King Philip's War in Maine:
A Reassessment

King Philip’s War (1675-78) was the most politically significant war in the seventeenth-century Northeast. Metacom (or King Philip) led the Wampanoag Indians to war with Plymouth Colony in June 1675, and soon the fighting had spread to the entire region and drawn in virtually all its inhabitants, Indian and English. Historians generally depict King Philip’s War as an archetypal “Indian War”—a conflict that ended in a costly but inevitable victory for the English, who wiped out the Indians. Colin Calloway epitomized this historical interpretation when he described King Philip’s War as “the great watershed” that triggered the momentous decline of indigenous political, economic, and military power in New England.1 Historians have accepted Calloway’s assessment as a blanket explanation for the conflict’s aftermath. Archetypical Indian Wars, after all, are ultimately Indian defeats.

But colonial archetypes conceal indigenous realities. By interpreting King Philip’s War as a classic Indian War, historians have overlooked the diverse consequences it had for Indians across the Northeast. Although the indisputably English defeated the Indians in Southern New England in August 1676, the five tribes of the Wabanaki Confederacy—who call themselves “the People of the Dawn”—continued the war from their homelands in Maine, New Hampshire, and Vermont. Fighting continued on the northern front for twenty additional months after the English defeated King Philip. The Wampanoag leader had drawn the Wabanakis into his alliance against New England, but their fates were not intertwined.

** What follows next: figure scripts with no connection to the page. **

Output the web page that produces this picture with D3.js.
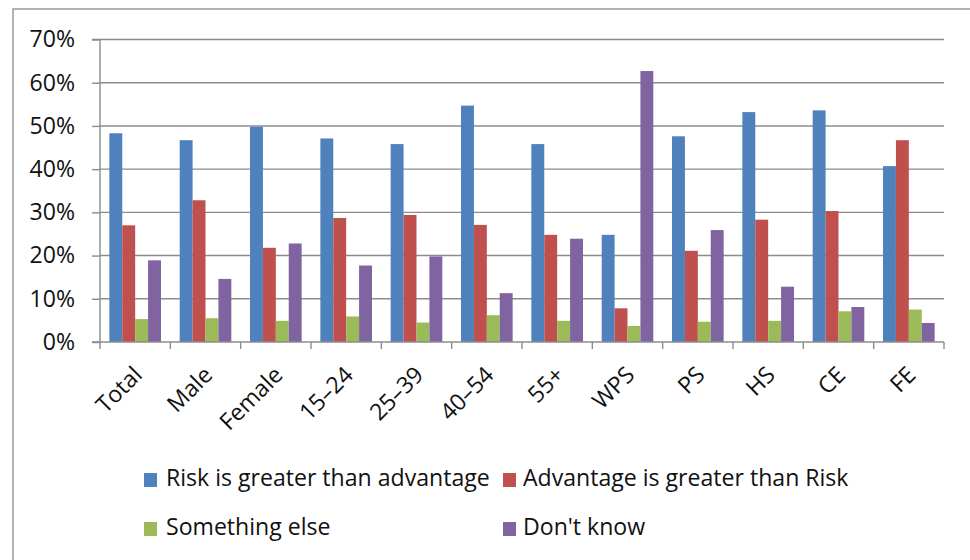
<!DOCTYPE html>
<html><head><meta charset="utf-8">
<script src="https://cdn.jsdelivr.net/npm/d3@7/dist/d3.min.js"></script>
<style>body{margin:0;background:#fff}svg{display:block}text{font-family:"Open Sans",sans-serif;fill:#111}</style>
</head><body><svg id="c" width="970" height="560"></svg>
<script>
const categories = ["Total","Male","Female","15–24","25–39","40–54","55+","WPS","PS","HS","CE","FE"];
const seriesNames = ["Risk is greater than advantage","Advantage is greater than Risk","Something else","Don't know"];
const riskGreater = [48.3,46.7,49.8,47.1,45.8,54.7,45.8,24.8,47.6,53.2,53.6,40.7];
const advantageGreater = [27.0,32.8,21.8,28.7,29.4,27.1,24.8,7.8,21.1,28.3,30.3,46.7];
const somethingElse = [5.3,5.5,4.9,5.9,4.5,6.2,4.9,3.7,4.7,4.9,7.1,7.5];
const dontKnow = [18.9,14.6,22.8,17.7,19.8,11.3,23.9,62.7,25.9,12.8,8.1,4.4];
const yTicks = [0,10,20,30,40,50,60,70];
const colors = ["#4F81BD","#C0504D","#9BBB59","#8064A2"];

const series = [riskGreater, advantageGreater, somethingElse, dontKnow];
const svg = d3.select("#c");
const L=100, R=944, T=39.5, B=342;

const probe = svg.append("text").attr("font-size",24).text(seriesNames[0]);
const fs = 24*324/probe.node().getComputedTextLength();
probe.remove();

svg.append("rect").attr("x",13).attr("y",9).attr("width",980).attr("height",620)
  .attr("fill","#fff").attr("stroke","#8c8c8c").attr("stroke-width",1.3);

const x = d3.scaleBand().domain(categories).range([L,R]).paddingInner(0.266).paddingOuter(0.133);
const xs = d3.scaleBand().domain(d3.range(4)).range([0,x.bandwidth()]);
const y = d3.scaleLinear().domain([0,70]).range([B,T]);

svg.append("g").selectAll("line").data(yTicks.filter(d=>d>0)).join("line")
  .attr("x1",L).attr("x2",R).attr("y1",d=>y(d)).attr("y2",d=>y(d))
  .attr("stroke","#8c8c8c").attr("stroke-width",1.4);

const g = svg.append("g");
categories.forEach((c,i)=>{
  series.forEach((s,k)=>{
    g.append("rect").attr("x",x(c)+xs(k)).attr("width",xs.bandwidth())
      .attr("y",y(s[i])).attr("height",B-y(s[i])).attr("fill",colors[k]);
  });
});

const ya = svg.append("g").attr("transform",`translate(${L},0)`)
  .call(d3.axisLeft(y).tickValues(yTicks).tickFormat(d=>d+"%").tickSize(8).tickPadding(17));
ya.select(".domain").attr("stroke","#8c8c8c").attr("stroke-width",1.4).attr("d",`M-8,${T}H0V${B}H-8`);
ya.selectAll(".tick line").attr("stroke","#8c8c8c").attr("stroke-width",1.4);
ya.selectAll(".tick text").attr("font-size",fs).style("font-family","'Open Sans',sans-serif").attr("fill","#111");

const boundaries = d3.range(categories.length+1).map(i=>L+i*(R-L)/categories.length);
svg.append("line").attr("x1",L).attr("x2",R).attr("y1",B).attr("y2",B).attr("stroke","#8c8c8c").attr("stroke-width",1.4);
svg.append("g").selectAll("line").data(boundaries).join("line")
  .attr("x1",d=>d).attr("x2",d=>d).attr("y1",B).attr("y2",B+7).attr("stroke","#8c8c8c").attr("stroke-width",1.4);
svg.append("g").selectAll("text").data(categories).join("text")
  .attr("transform",d=>`translate(${x(d)+x.bandwidth()/2+4},${B+30}) rotate(-45)`)
  .attr("text-anchor","end").attr("dominant-baseline","middle").attr("font-size",fs).text(d=>d);

const legendPos = [[144,480],[503,480],[144,529],[503,529]];
seriesNames.forEach((n,k)=>{
  const [lx,ly]=legendPos[k];
  svg.append("rect").attr("x",lx).attr("y",ly-7).attr("width",13).attr("height",14).attr("fill",colors[k]);
  svg.append("text").attr("x",lx+(k%2? 20:22)).attr("y",ly).attr("dominant-baseline","middle").attr("font-size",fs).text(n);
});
</script></body></html>
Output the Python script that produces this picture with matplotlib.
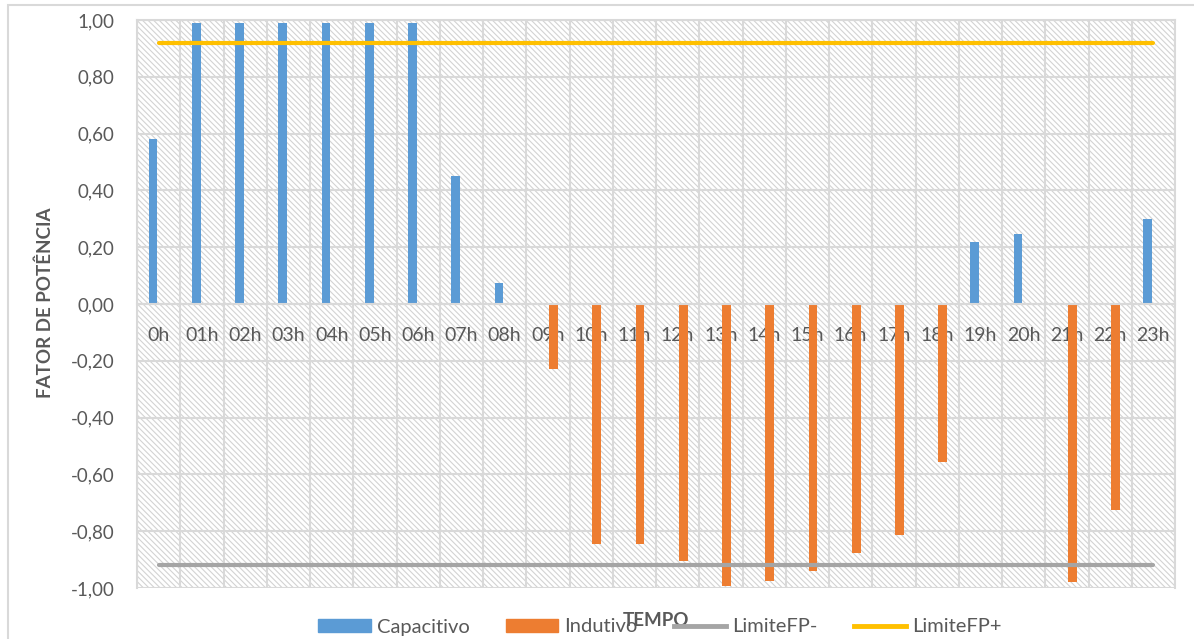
import numpy as np
import matplotlib
matplotlib.use('Agg')
import matplotlib.pyplot as plt
from matplotlib.patches import Rectangle, Patch
from matplotlib.lines import Line2D

plt.rcParams['font.family'] = ['Lato', 'DejaVu Sans']
plt.rcParams['hatch.linewidth'] = 0.8

# Data
horas = ['0h', '01h', '02h', '03h', '04h', '05h', '06h', '07h', '08h', '09h', '10h', '11h',
         '12h', '13h', '14h', '15h', '16h', '17h', '18h', '19h', '20h', '21h', '22h', '23h']
capacitivo = [0.58, 0.99, 0.99, 0.99, 0.99, 0.99, 0.99, 0.45, 0.075, 0, 0, 0,
              0, 0, 0, 0, 0, 0, 0, 0.22, 0.245, 0, 0, 0.30]
indutivo = [0, 0, 0, 0, 0, 0, 0, 0, 0, -0.23, -0.845, -0.845,
            -0.905, -0.993, -0.977, -0.94, -0.878, -0.813, -0.555, 0, 0, -0.98, -0.725, 0]
limite_neg = [-0.92] * 24
limite_pos = [0.92] * 24
y_ticks = [-1.0, -0.8, -0.6, -0.4, -0.2, 0.0, 0.2, 0.4, 0.6, 0.8, 1.0]

azul = '#5B9BD5'
laranja = '#ED7D31'
cinza = '#A5A5A5'
amarelo = '#FFC000'
texto = '#595959'
grade = '#D9D9D9'

fig = plt.figure(figsize=(11.94, 6.39), dpi=100)
ax = fig.add_axes([137 / 1194, 1 - 588 / 639, (1175 - 137) / 1194, (588 - 20) / 639])

x = np.arange(len(horas))

# hatched background of the plot area
ax.add_patch(Rectangle((0, 0), 1, 1, transform=ax.transAxes, facecolor='white',
                       edgecolor='#D3D3D3', linewidth=0, hatch='\\' * 6, zorder=0.1))

ax.bar(x - 0.13, capacitivo, width=0.2, color=azul, zorder=2)
ax.bar(x + 0.13, indutivo, width=0.2, color=laranja, zorder=2)
ax.plot(x, limite_neg, color=cinza, linewidth=3, solid_capstyle='round', zorder=3)
ax.plot(x, limite_pos, color=amarelo, linewidth=3, solid_capstyle='round', zorder=3)

ax.set_xlim(-0.5, 23.5)
ax.set_ylim(-1, 1)

ax.set_yticks(y_ticks)
ax.set_yticklabels([f'{v:.2f}'.replace('.', ',') for v in y_ticks])
ax.set_xticks(x)
ax.set_xticklabels(horas)
ax.set_xticks(np.arange(-0.5, 24, 1), minor=True)

ax.spines['bottom'].set_position(('data', 0))
for s in ax.spines.values():
    s.set_color(grade)
    s.set_linewidth(1.5)

ax.tick_params(axis='both', which='both', length=0, colors=texto, labelsize=13.5)
ax.tick_params(axis='x', labelsize=14)
ax.tick_params(axis='y', pad=16)
ax.tick_params(axis='x', pad=16.5)
ax.set_axisbelow(True)
ax.grid(axis='y', which='major', color=grade, linewidth=1.5, zorder=0.5)
ax.grid(axis='x', which='minor', color=grade, linewidth=1.5, zorder=0.5)

fig.text(45 / 1194, 1 - 303 / 639, 'FATOR DE POTÊNCIA', rotation=90, ha='center', va='center',
         fontsize=13.5, fontweight='bold', color=texto)

handles = [Patch(color=azul), Patch(color=laranja),
           Line2D([], [], color=cinza, linewidth=3.5), Line2D([], [], color=amarelo, linewidth=3.5)]
fig.legend(handles, ['Capacitivo', 'Indutivo', 'LimiteFP-', 'LimiteFP+'], ncol=4, loc='center',
           bbox_to_anchor=(660 / 1194, 1 - 627 / 639), frameon=False, fontsize=14.5,
           handlelength=2.6, handleheight=0.6, handletextpad=0.3, columnspacing=1.8,
           labelcolor=texto)

fig.text(656 / 1194, 1 - 620 / 639, 'TEMPO', ha='center', va='center',
         fontsize=13.5, fontweight='bold', color=texto)

# chart border
fig.add_artist(Rectangle((8 / 1194, -0.1), 1.2, 1.1 - 5 / 639, transform=fig.transFigure,
                         fill=False, edgecolor=grade, linewidth=1.5))

fig.savefig('out.png', dpi=100)
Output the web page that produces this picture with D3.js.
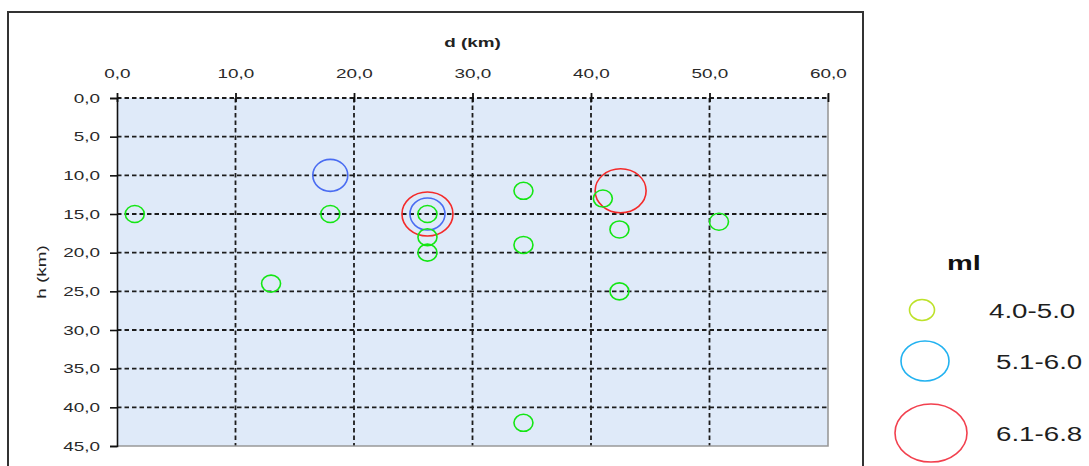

A Map of New England and New York
John Speed, A Map of New England and New York,
map, 1676, New York. | Public domain.

The peace treaty of April 1678 and the immediate aftermath of King Philip’s War had complex consequences for the Wabanakis. Although food scarcity forced many to seek wartime refuge at Jesuit mission villages in New France, it is evident that the Wabanakis were militarily victorious over the English. Moreover, the refugees helped forge new indigenous alliances with the Canadian Indians and French colonists. These vital new kinship networks strengthened the Wabanaki Confederacy’s political alliances in the 1680s and contributed to its military success in King William’s War (1688-99) and Queen Anne’s War (1702-13). When they agreed to a peace treaty in, the Wabanakis had done what no historian has fully acknowledged: they had won King Philip’s War.

Notes

  1. Colin G. Calloway, “"Introduction: Surviving the Dark Ages," 4.